机器人学几何:一个模型搞定感知、预测和动作
现在的机器人操作模型大多在2D图像上思考,但真实世界是3D的。这篇论文直接把一个预训练的3D几何模型(原本用于理解物体形状和空间关系)改造成机器人操控策略:它用同一个模型的前半部分看世界、后半部分预测未来并输出动作,中间只加了一个语言条件的时间预测模块。结果在模拟和真实机器人任务上,比当前主流的视觉-语言-动作模型更准、更鲁棒、更快、更轻量。它不是你明天能用上的,但指明了一个方向:与其从零训练或拼接大模型,不如直接复用已有的3D理解模型来做机器人控制。
📄 原文摘要(英文)
Generalist robot policies must follow user instructions while reasoning about how objects, cameras, and robot actions interact in the 3D physical world. Recent vision-language-action models (VLAs) and video world-action models (WAMs) inherit strong semantic or temporal priors from large-scale foundation models, but they still operate primarily on 2D image frames or 2D-derived latent spaces, leaving implicit the 3D geometry required for contact-rich manipulation.
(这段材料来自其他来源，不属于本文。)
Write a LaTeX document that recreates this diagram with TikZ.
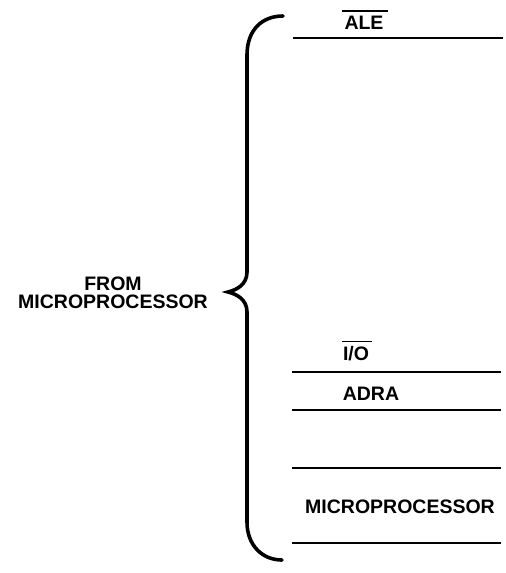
\documentclass[tikz,border=0pt]{standalone}
\usepackage{fontspec}
\setmainfont{Liberation Sans}
\begin{document}
\begin{tikzpicture}[x=1pt,y=-1pt,
  lbl/.style={font=\fontsize{19.5}{23}\selectfont\bfseries, inner sep=0pt, anchor=center},
  sig/.style={line width=1.8pt},
  bar/.style={line width=1.5pt},
  brace/.style={line width=3.6pt, line cap=round}]
\useasboundingbox (0,0) rectangle (506,573);
% brace
\draw[brace] (283,16) .. controls (262,16) and (247,30) .. (247,55) -- (247,272)
  .. controls (247,285) and (236,290) .. (228,292)
  .. controls (236,294) and (247,299) .. (247,312) -- (247,522)
  .. controls (247,545) and (262,560) .. (282,560);
% left label
\node[lbl, align=center, font=\fontsize{19.5}{18}\selectfont\bfseries] (from) at (113,293) {FROM\\MICROPROCESSOR};
% ALE
\node[lbl] (ale) at (364,23) {ALE};
\draw[bar] ([xshift=-2pt,yshift=5pt]ale.north west) -- ([xshift=4pt,yshift=5pt]ale.north east);
\coordinate (a1) at (293,38); \coordinate (a2) at (503,38);
\draw[sig] (a1) -- (a2);
% I/O
\node[lbl] (io) at (356,354) {I/O};
\draw[bar] ([xshift=-1pt,yshift=5pt]io.north west) -- ([xshift=3pt,yshift=5pt]io.north east);
\coordinate (b1) at (292,372); \coordinate (b2) at (501,372);
\draw[sig] (b1) -- (b2);
% ADRA
\node[lbl] (adra) at (371,394) {ADRA};
\coordinate (c1) at (292,410); \coordinate (c2) at (501,410);
\draw[sig] (c1) -- (c2);
\coordinate (d1) at (292,468); \coordinate (d2) at (501,468);
\draw[sig] (d1) -- (d2);
\node[lbl] (mp2) at (400,507) {MICROPROCESSOR};
\coordinate (e1) at (292,543); \coordinate (e2) at (501,543);
\draw[sig] (e1) -- (e2);
\end{tikzpicture}
\end{document}
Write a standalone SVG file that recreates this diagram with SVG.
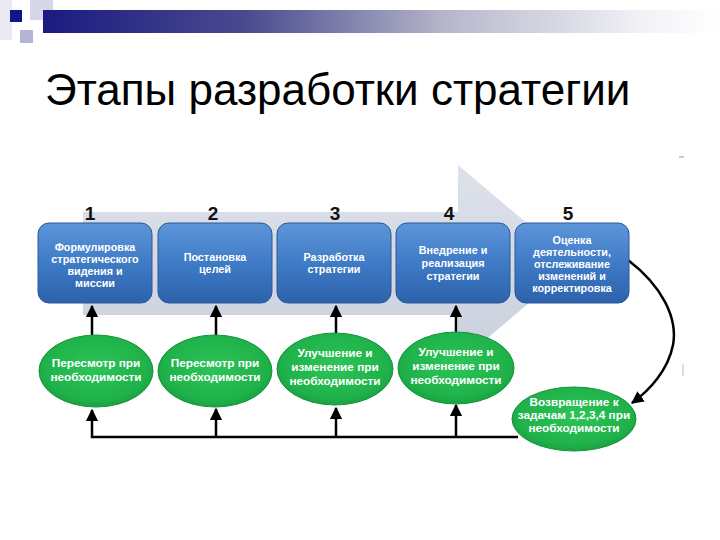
<svg xmlns="http://www.w3.org/2000/svg" width="720" height="540" viewBox="0 0 720 540">
<defs>
<linearGradient id="hdr" x1="0" y1="0" x2="1" y2="0">
<stop offset="0" stop-color="#1a1a80"/>
<stop offset="0.3" stop-color="#4a4a90"/>
<stop offset="0.6" stop-color="#b8b8cc"/>
<stop offset="0.9" stop-color="#f4f4f8"/>
<stop offset="1" stop-color="#ffffff"/>
</linearGradient>
<linearGradient id="blue" x1="0" y1="0" x2="0" y2="1">
<stop offset="0" stop-color="#5d95d8"/>
<stop offset="0.5" stop-color="#3f7bc6"/>
<stop offset="1" stop-color="#2c62ab"/>
</linearGradient>
<radialGradient id="green" cx="0.5" cy="0.45" r="0.6">
<stop offset="0" stop-color="#2cc458"/>
<stop offset="0.75" stop-color="#1fb24a"/>
<stop offset="1" stop-color="#179a3d"/>
</radialGradient>
<linearGradient id="gray" x1="0" y1="0" x2="0" y2="1">
<stop offset="0" stop-color="#dde1ea"/>
<stop offset="1" stop-color="#c9d0dd"/>
</linearGradient>
<marker id="ah" viewBox="0 0 10 10" refX="9" refY="5" markerWidth="5" markerHeight="5" orient="auto-start-reverse">
<path d="M0,0 L10,5 L0,10 z" fill="#000"/>
</marker>
<style>
.box{fill:url(#blue);stroke:#2a5899;stroke-width:1}
.ell{fill:url(#green);stroke:#16913a;stroke-width:1}
.bt{font-family:"Liberation Sans",Arial,sans-serif;font-size:10.8px;font-weight:bold;fill:#ffffff;text-anchor:middle}
.et{font-family:"Liberation Sans",Arial,sans-serif;font-size:11.8px;font-weight:bold;fill:#ffffff;text-anchor:middle}
.num{font-family:"Liberation Sans",Arial,sans-serif;font-size:19px;font-weight:bold;fill:#111;text-anchor:middle}
.ln{stroke:#000;stroke-width:2.5;fill:none}
</style>
</defs>
<rect width="720" height="540" fill="#ffffff"/>
<!-- header decoration -->
<rect x="0" y="0" width="12" height="40" fill="#eaeaf4"/>
<rect x="30" y="0" width="23" height="20" fill="#d6d6ea"/>
<rect x="20" y="30" width="13" height="13" fill="#b4b4d6"/>
<rect x="43" y="10" width="677" height="23" fill="url(#hdr)"/>
<rect x="10" y="10" width="12" height="12" fill="#14148c"/>
<text x="45" y="105" font-family="'Liberation Sans',Arial,sans-serif" font-size="44" fill="#000">Этапы разработки стратегии</text>
<line x1="679" y1="157" x2="684" y2="157" stroke="#999" stroke-width="1"/>
<line x1="683" y1="364" x2="683" y2="376" stroke="#bbb" stroke-width="1"/>
<!-- background arrow -->
<path id="bigarrow" d="M83,212 L458,212 L458,165 L575,264 L458,363 L458,315 L83,315 z" fill="url(#gray)"/>
<!-- connectors -->
<g id="connectors">
<line class="ln" x1="92" y1="335" x2="92" y2="306" marker-end="url(#ah)"/>
<line class="ln" x1="216" y1="335" x2="216" y2="306" marker-end="url(#ah)"/>
<line class="ln" x1="336" y1="334" x2="336" y2="306" marker-end="url(#ah)"/>
<line class="ln" x1="456" y1="334" x2="456" y2="306" marker-end="url(#ah)"/>
<polyline class="ln" points="518,437 92,437 92,410" marker-end="url(#ah)"/>
<line class="ln" x1="216" y1="437" x2="216" y2="409" marker-end="url(#ah)"/>
<line class="ln" x1="336" y1="437" x2="336" y2="408" marker-end="url(#ah)"/>
<line class="ln" x1="456" y1="437" x2="456" y2="405" marker-end="url(#ah)"/>
<path class="ln" d="M628,260 C662,286 678,318 673,345 C668,370 650,390 632,403" marker-end="url(#ah)"/>
</g>
<!-- stage boxes -->
<g id="stage1">
<text class="num" x="90" y="220">1</text>
<rect class="box" x="38" y="223" width="114" height="80" rx="11"/>
<text class="bt" x="95" y="251">Формулировка</text>
<text class="bt" x="95" y="263">стратегического</text>
<text class="bt" x="95" y="275">видения и</text>
<text class="bt" x="95" y="287">миссии</text>
</g>
<g id="stage2">
<text class="num" x="213" y="220">2</text>
<rect class="box" x="158" y="223" width="114" height="80" rx="11"/>
<text class="bt" x="215" y="261">Постановка</text>
<text class="bt" x="215" y="273">целей</text>
</g>
<g id="stage3">
<text class="num" x="335" y="220">3</text>
<rect class="box" x="277" y="223" width="114" height="80" rx="11"/>
<text class="bt" x="334" y="261">Разработка</text>
<text class="bt" x="334" y="273">стратегии</text>
</g>
<g id="stage4">
<text class="num" x="449" y="220">4</text>
<rect class="box" x="396" y="223" width="114" height="80" rx="11"/>
<text class="bt" x="453" y="254">Внедрение и</text>
<text class="bt" x="453" y="267">реализация</text>
<text class="bt" x="453" y="280">стратегии</text>
</g>
<g id="stage5">
<text class="num" x="568" y="220">5</text>
<rect class="box" x="515" y="223" width="114" height="80" rx="11"/>
<text class="bt" x="572" y="244">Оценка</text>
<text class="bt" x="572" y="256">деятельности,</text>
<text class="bt" x="572" y="268">отслеживание</text>
<text class="bt" x="572" y="280">изменений и</text>
<text class="bt" x="572" y="292">корректировка</text>
</g>
<!-- ellipses -->
<g id="review1">
<ellipse class="ell" cx="96" cy="371" rx="57" ry="36"/>
<text class="et" x="96" y="367">Пересмотр при</text>
<text class="et" x="96" y="381">необходимости</text>
</g>
<g id="review2">
<ellipse class="ell" cx="215" cy="371" rx="57" ry="36"/>
<text class="et" x="215" y="367">Пересмотр при</text>
<text class="et" x="215" y="381">необходимости</text>
</g>
<g id="improve3">
<ellipse class="ell" cx="335" cy="369" rx="58" ry="36"/>
<text class="et" x="335" y="357">Улучшение и</text>
<text class="et" x="335" y="371">изменение при</text>
<text class="et" x="335" y="385">необходимости</text>
</g>
<g id="improve4">
<ellipse class="ell" cx="456" cy="368" rx="58" ry="36"/>
<text class="et" x="456" y="356">Улучшение и</text>
<text class="et" x="456" y="370">изменение при</text>
<text class="et" x="456" y="384">необходимости</text>
</g>
<g id="return5">
<ellipse class="ell" cx="574" cy="419" rx="62" ry="32"/>
<text class="et" x="574" y="406">Возвращение к</text>
<text class="et" x="574" y="419">задачам 1,2,3,4 при</text>
<text class="et" x="574" y="432">необходимости</text>
</g>
</svg>
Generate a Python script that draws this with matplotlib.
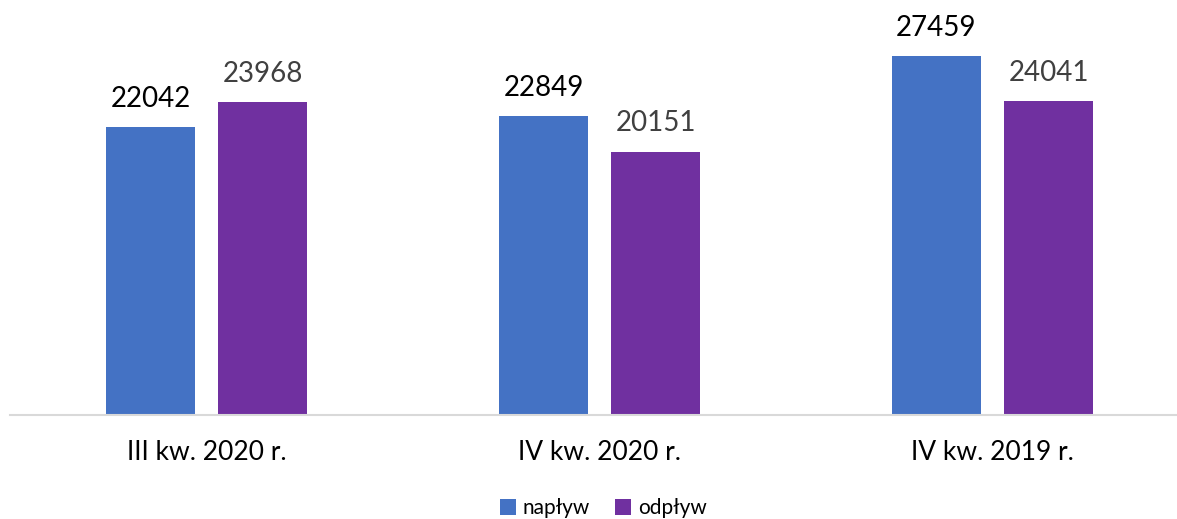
import matplotlib.pyplot as plt
import numpy as np

categories = ['III kw. 2020 r.', 'IV kw. 2020 r.', 'IV kw. 2019 r.']
naplyw = [22042, 22849, 27459]
odplyw = [23968, 20151, 24041]

plt.rcParams['font.family'] = ['Lato', 'DejaVu Sans']

fig = plt.figure(figsize=(11.77, 5.19), dpi=100)
ax = fig.add_axes([10 / 1177, 1 - 415 / 519, 1167 / 1177, 392 / 519])

x = np.arange(len(categories))
w = 0.224
off = 0.1425
b1 = ax.bar(x - off, naplyw, w, color='#4472C4', label='napływ')
b2 = ax.bar(x + off, odplyw, w, color='#7030A0', label='odpływ')

for bars, col in ((b1, '#000000'), (b2, '#404040')):
    for b in bars:
        ax.annotate(str(int(b.get_height())), (b.get_x() + b.get_width() / 2, b.get_height()),
                    xytext=(0, 11), textcoords='offset points', ha='center', va='bottom',
                    fontsize=20, color=col)

ax.set_xlim(-0.5, -0.5 + 1167 / 393)
ax.set_ylim(0, 30000)
ax.set_xticks(x)
ax.set_xticklabels(categories, fontsize=19)
ax.tick_params(axis='x', length=0, pad=18)
ax.set_yticks([])
for s in ['top', 'right', 'left']:
    ax.spines[s].set_visible(False)
ax.spines['bottom'].set_color('#d9d9d9')
ax.spines['bottom'].set_linewidth(1.5)

fig.legend(loc='center', bbox_to_anchor=(603 / 1177, 1 - 508 / 519), ncol=2, frameon=False,
           fontsize=15, handlelength=0.8, handleheight=0.8, handletextpad=0.3, columnspacing=1.2)

fig.savefig('out.png', dpi=100)
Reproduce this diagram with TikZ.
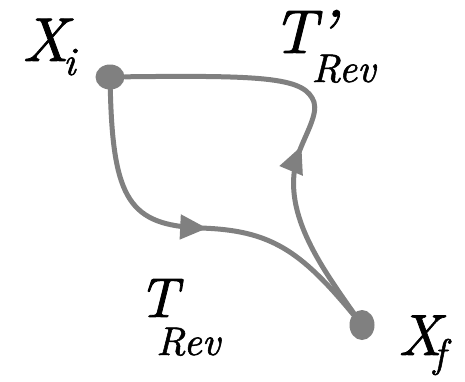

We propose the Geometric Action Model (GAM), a language-conditioned manipulation policy that directly repurposes a pretrained geometric foundation model (GFM) as a shared substrate for perception, temporal prediction, and action decoding. GAM splits the GFM at an intermediate layer: the shallow layers serve as an observation encoder, and a causal future predictor inserted at the split layer forecasts future latent tokens conditioned on language, proprioception, and action history. The predicted future tokens are then routed through the remaining GFM blocks for feature propagation and decoding, allowing a single backbone to produce both future geometry and actions. This design equips the GFM with language-conditioned temporal world modeling through minimal architectural modification while preserving its rich geometric priors. Across a broad suite of simulation and real-robot manipulation benchmarks, GAM is more accurate, more robust, faster, and lighter than current foundation-model-scale baselines.